MPI experts say as many as 18 million migrants are scattered throughout Latin America. That includes the estimated hundreds of thousands stranded in Mexico since President Trump shut down asylum on Jan. 20, and a much more numerous groups of Venezuelans who have moved just across the border to Colombia or a little farther to Chile.
“What’s changed is when Mexico and Central America come into focus, we think of deportations, removals – and that’s an important piece,” Ruiz said. “But it’s important to talk about how Mexico, for example, received the third-largest number of asylum requests in the world in 2022 and 2023 behind Germany and the United States.”

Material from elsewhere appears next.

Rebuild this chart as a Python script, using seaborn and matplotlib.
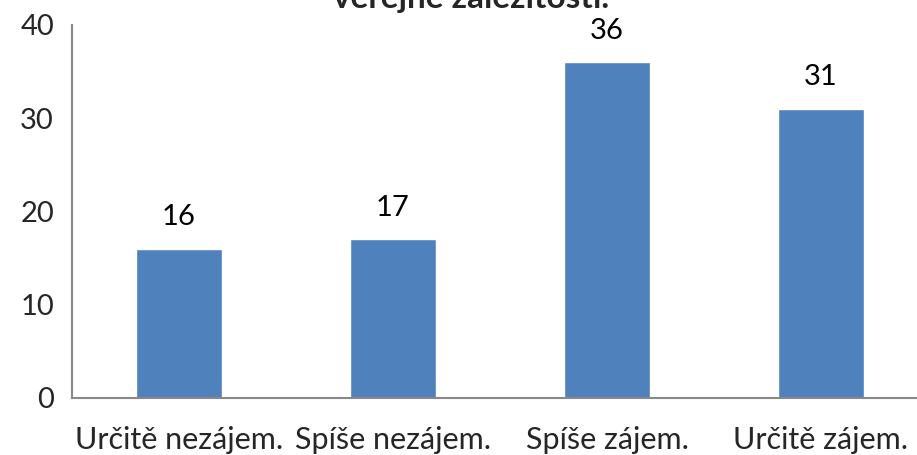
import matplotlib
matplotlib.use("Agg")
import matplotlib.pyplot as plt
import seaborn as sns
import pandas as pd

# data
categories = ["Určitě nezájem.", "Spíše nezájem.", "Spíše zájem.", "Určitě zájem."]
counts = [16, 17, 36, 31]
title = "veřejné záležitosti."

sns.set_style("white")
plt.rcParams['font.family'] = ['Lato', 'DejaVu Sans']

df = pd.DataFrame({"kategorie": categories, "pocet": counts})

fig = plt.figure(figsize=(9.17, 4.55), dpi=100)
ax = fig.add_axes([72 / 917, 1 - 398 / 455, 856 / 917, (398 - 25) / 455])

sns.barplot(data=df, x="kategorie", y="pocet", color="#4F81BD", width=0.4,
            saturation=1, ax=ax)

for i, v in enumerate(counts):
    ax.text(i, v + 2, str(v), ha="center", va="bottom", fontsize=21, color="black")

ax.set_xlim(-0.5, 3.5)
ax.set_ylim(0, 40)
ax.set_yticks([0, 10, 20, 30, 40])
ax.set_xticks([-0.5, 0.5, 1.5, 2.5, 3.5], minor=False)
ax.set_xticklabels([])
ax.set_xticks(range(4), minor=True)
ax.set_xticklabels(categories, minor=True)
ax.tick_params(axis="x", which="minor", length=0, pad=20, labelsize=22)
ax.tick_params(axis="x", which="major", length=8, color="#888888", width=1.5)
ax.tick_params(axis="y", length=7, color="#888888", width=1.5, labelsize=21, pad=6)
ax.set_xlabel("")
ax.set_ylabel("")

for side in ["top", "right"]:
    ax.spines[side].set_visible(False)
for side in ["left", "bottom"]:
    ax.spines[side].set_color("#888888")
    ax.spines[side].set_linewidth(1.5)

fig.text(471 / 917, 1 - 8 / 455, title, ha="center", va="baseline",
         fontsize=24, fontweight="bold")

fig.savefig("out.png", dpi=100)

It wasn’t a smooth process, as evidenced by the throngs of people camped in southern Mexican cities like Tapachula or standoffs involving migrant caravans and overwhelmed Mexican National Guard troops.
Organization members on Monday discussed the latest migration trends in the region and the political uncertainty brought about by sudden changes in U.S. policy. Latin American leaders went from being recruited by President Biden to address root causes of migration to President Trump insisting they just take back their migrants.
That undermines trust among Latin American politicians and private sector partners when it comes to going along with the next great American international immigration initiative.
“With the Trump administration approving $170 billion for deportations for the next four years, the region must prepare. We cannot afford to have purely reactive policies once deportations ramp up,” said Diego Chaves-Gonzalez, senior manager for MPI’s Latin America and Caribbean initiative.
The experts said many nations in the hemisphere are “aging.” The median age in Mexico, for example, is 30.8 years compared to 24.8 years in Guatemala, according to the CIA Factbook.
Such older societies could benefit for increased migration – if they come up with a plan to integrate them, to see them as a solution for a shortcoming, instead of as a sudden crisis, experts suggest.